In nove anni, dal 2005 quando 170 organizzazioni della società civile palestinese lanciarono una campagna internazionale di boicottaggio, disinvestimento e sanzioni contro il regime di apartheid e l’illegale e brutale occupazione israeliana, le adesioni sono giunte numerose da tutto il globo. Di recente, l’apparentemente inespugnabile comunità accademica statunitense ha mostrato un crescente impegno nella causa dei diritti civili palestinesi e dell’opposizione all’occupazione, così come hanno fatto numerosi docenti in Irlanda, Australia, Francia, Spagna e altrove.
Un’attenzione crescente si sta posando sul boicottaggio di collaborazioni accademiche con università israeliane, partecipazioni a conferenze in Israele, così come partnership in progetti di ricerca. Il mondo accademico israeliano non ha mai agito come organo di supporto né all’occupazione né alla causa dei diritti civili – figurarsi alla libertà accademica per i palestinesi – nonostante la prolungata chiusura di istituzioni accademiche da parte delle forze di occupazione (in alcuni casi per più di quattro anni) così come le quotidiane persecuzioni subite da professori e studenti palestinesi, in Israele e nei territori occupati palestinesi.
Parlando a nome di molti studiosi di storia orale che hanno aderito all’appello per il boicottaggio della conferenza di Gerusalemme, la professoressa Rosemary Sayigh, socio anziano del Carnegie Middle East Center di Beirut, Libano, ha commentato così sul decorso della questione, ringraziando i colleghi che hanno ritirato la partecipazione:
“La reazione alla nostra campagna di boicottaggio della conferenza ‘internazionale’ di storia orale all’Università Ebraica è stata incoraggiante. Dimostra infatti, in maniera inequivocabile, che gli studiosi di tutto il mondo stanno diventando sempre più consapevoli della facciata di rispettabilità che le università israeliane forniscono ad un regime colonialista, e del fatto che al contrario lo assistono. Il ruolo svolto in particolare dall’Università Ebraica nella colonizzazione è stato largamente provato. L’ampio numero di firmatari raggiunto, inoltre, conferisce forza alla petizione come mezzo di propaganda. Attraverso le due petizioni siamo stati in grado di informare un largo segmento della comunità scientifica internazionale sui metodi attraverso i quali l’università Ebraica e quella di Tel Aviv supportano lo stato di Israele.”

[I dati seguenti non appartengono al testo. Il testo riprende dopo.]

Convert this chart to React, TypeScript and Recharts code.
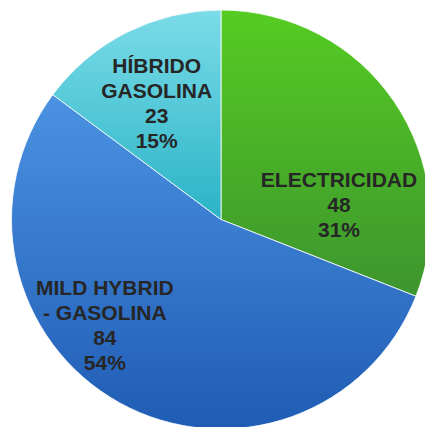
import { Pie, PieChart, Cell } from 'recharts';

const categories = ['ELECTRICIDAD', 'MILD HYBRID - GASOLINA', 'HÍBRIDO GASOLINA'];
const values = [48, 84, 23];
const percents = ['31%', '54%', '15%'];
const labelLines = [['ELECTRICIDAD'], ['MILD HYBRID', '- GASOLINA'], ['HÍBRIDO', 'GASOLINA']];

const gradients = [
  { id: 'gElec', top: '#55cc22', bottom: '#3d952e' },
  { id: 'gMild', top: '#4b92e2', bottom: '#1f5cb4' },
  { id: 'gHib', top: '#7bdce8', bottom: '#2ab3c6' },
];

// nudge labels the way Excel's best-fit does
const labelPlace = [
  { shift: -26.8, frac: 0.568 },
  { shift: -18.9, frac: 0.747 },
  { shift: 2.1, frac: 0.637 },
];

const data = categories.map((name, i) => ({
  name,
  value: values[i],
  pct: percents[i],
  lines: labelLines[i],
}));

const RADIAN = Math.PI / 180;
const LINE_H = 25;

const renderLabel = (props: any) => {
  const { cx, cy, midAngle, outerRadius, index } = props;
  const p = labelPlace[index];
  const a = (midAngle + p.shift) * RADIAN;
  const r = outerRadius * p.frac;
  const x = cx + Math.cos(-a) * r;
  const y = cy + Math.sin(-a) * r;
  const d = data[index];
  const lines = [...d.lines, String(d.value), d.pct];
  const startY = y - ((lines.length - 1) * LINE_H) / 2;
  return (
    <text
      x={x}
      y={startY}
      textAnchor="middle"
      dominantBaseline="central"
      fill="#262626"
      fontFamily="'Liberation Sans', Arial, sans-serif"
      fontWeight="bold"
      fontSize={21}
    >
      {lines.map((t, i) => (
        <tspan key={i} x={x} y={startY + i * LINE_H} dominantBaseline="central">
          {t}
        </tspan>
      ))}
    </text>
  );
};

// absolutely placed so the body margin doesn't push the page past the window
const App = () => {
  return (
    <div style={{ position: 'absolute', left: 0, top: 0, width: 425, height: 427, overflow: 'hidden' }}>
      <PieChart width={425} height={427} margin={{ top: 0, right: 0, bottom: 0, left: 0 }}>
        <defs>
          {gradients.map((g) => (
            <linearGradient key={g.id} id={g.id} x1="0" y1="0" x2="0" y2="1">
              <stop offset="0%" stopColor={g.top} />
              <stop offset="100%" stopColor={g.bottom} />
            </linearGradient>
          ))}
        </defs>
        <Pie
          data={data}
          dataKey="value"
          nameKey="name"
          cx={221}
          cy={219.5}
          outerRadius={209.5}
          startAngle={90}
          endAngle={-270}
          stroke="#ffffff"
          strokeWidth={0.8}
          label={renderLabel}
          labelLine={false}
          isAnimationActive={false}
        >
          {data.map((d, i) => (
            <Cell key={d.name} fill={`url(#${gradients[i].id})`} />
          ))}
        </Pie>
      </PieChart>
    </div>
  );
};

export default App;
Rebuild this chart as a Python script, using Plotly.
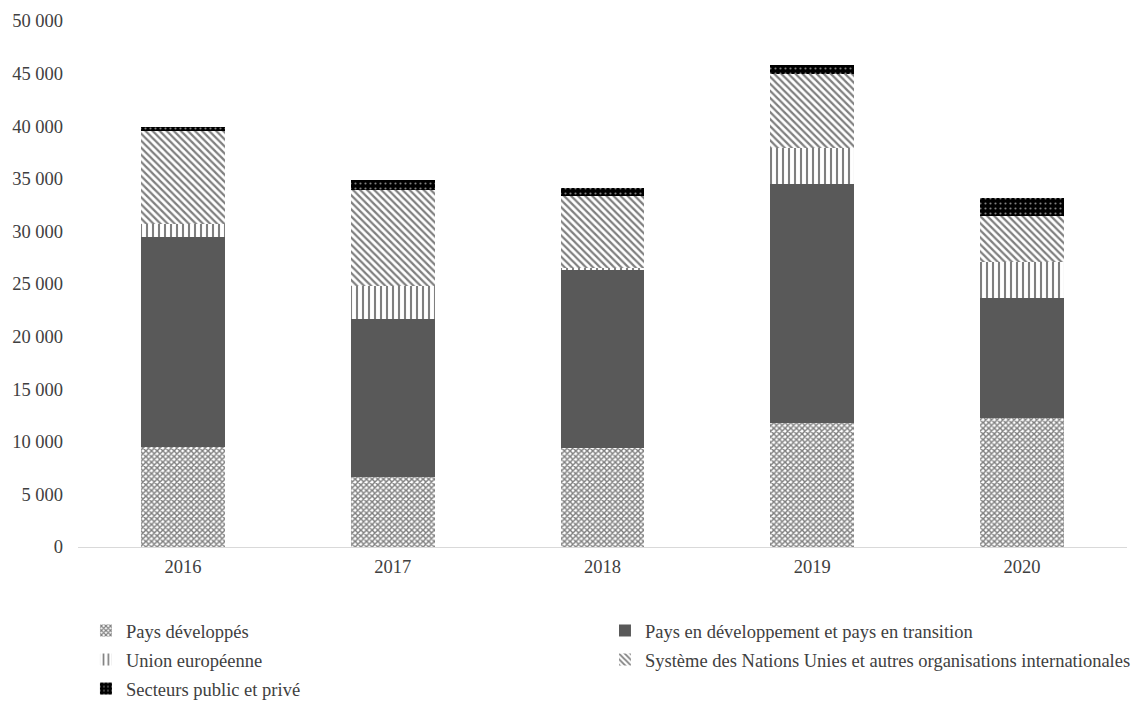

Il regista ed educatore John Greyson ha aggiunto la sua voce a quelle che supportano il boicottaggio accademico e culturale:
“La campagna di boicottaggio non colpisce accademici, registi o film per se; al contrario, essa invita conferenze internazionali o festival a rifiutare finanziamenti dallo stato di Israele e le sue istituzioni complici quando presentano uno studioso, film o regista israeliani. Allo stesso modo, la campagna chiede ad accademici internazionali e artisti di non partecipare a festival o accettare inviti a qualsiasi occasione professionale che riceva questi fondi (in Israele così come in altri paesi) e non visitare Israele se non per scopi di opposizione politica. Quindi, il bersaglio non è la cultura israeliana – quello a cui si punta è l’apparato statuale impegnato nell’occupazione ed altre violazioni di diritti umani.”
Il professor Michel Chanan della Roehampton University di Londra ha aggiunto:
“Il governo israeliano ha recentemente modificato le leggi riguardo al finanziamento pubblico per le produzioni cinematografiche, rendendo impossibile ricevere supporto economico a quelle produzioni che non supportano apertamente il governo, oltre che l’idea di Israele come ‘Stato ebraico’. Tali modifiche fanno sì che sia vietata ad ogni voce critica la possibilità di esprimersi. Queste misure, aggiunte alle molte altre mosse legali e politico-economiche di stampo anti-democratico avvenute negli ultimi due anni, mostrano come Israele non sia solo un aggressore militare, ma anche un paese profondamente anti-democratico.”
L’azione per il boicottaggio di entrambe le conferenze è stata portata avanti dai membri del BRICUP (British Committee for Universities in Palestine) e dall’USACBI (US Campaign for the Academic and Cultural Boycott of Israel), ed è supportata da entrambe le organizzazioni. Gli organizzatori ringraziano gli studiosi di fama internazionale per la loro presa di posizione, e invitano la comunità accademica internazionale a seguire il loro esempio.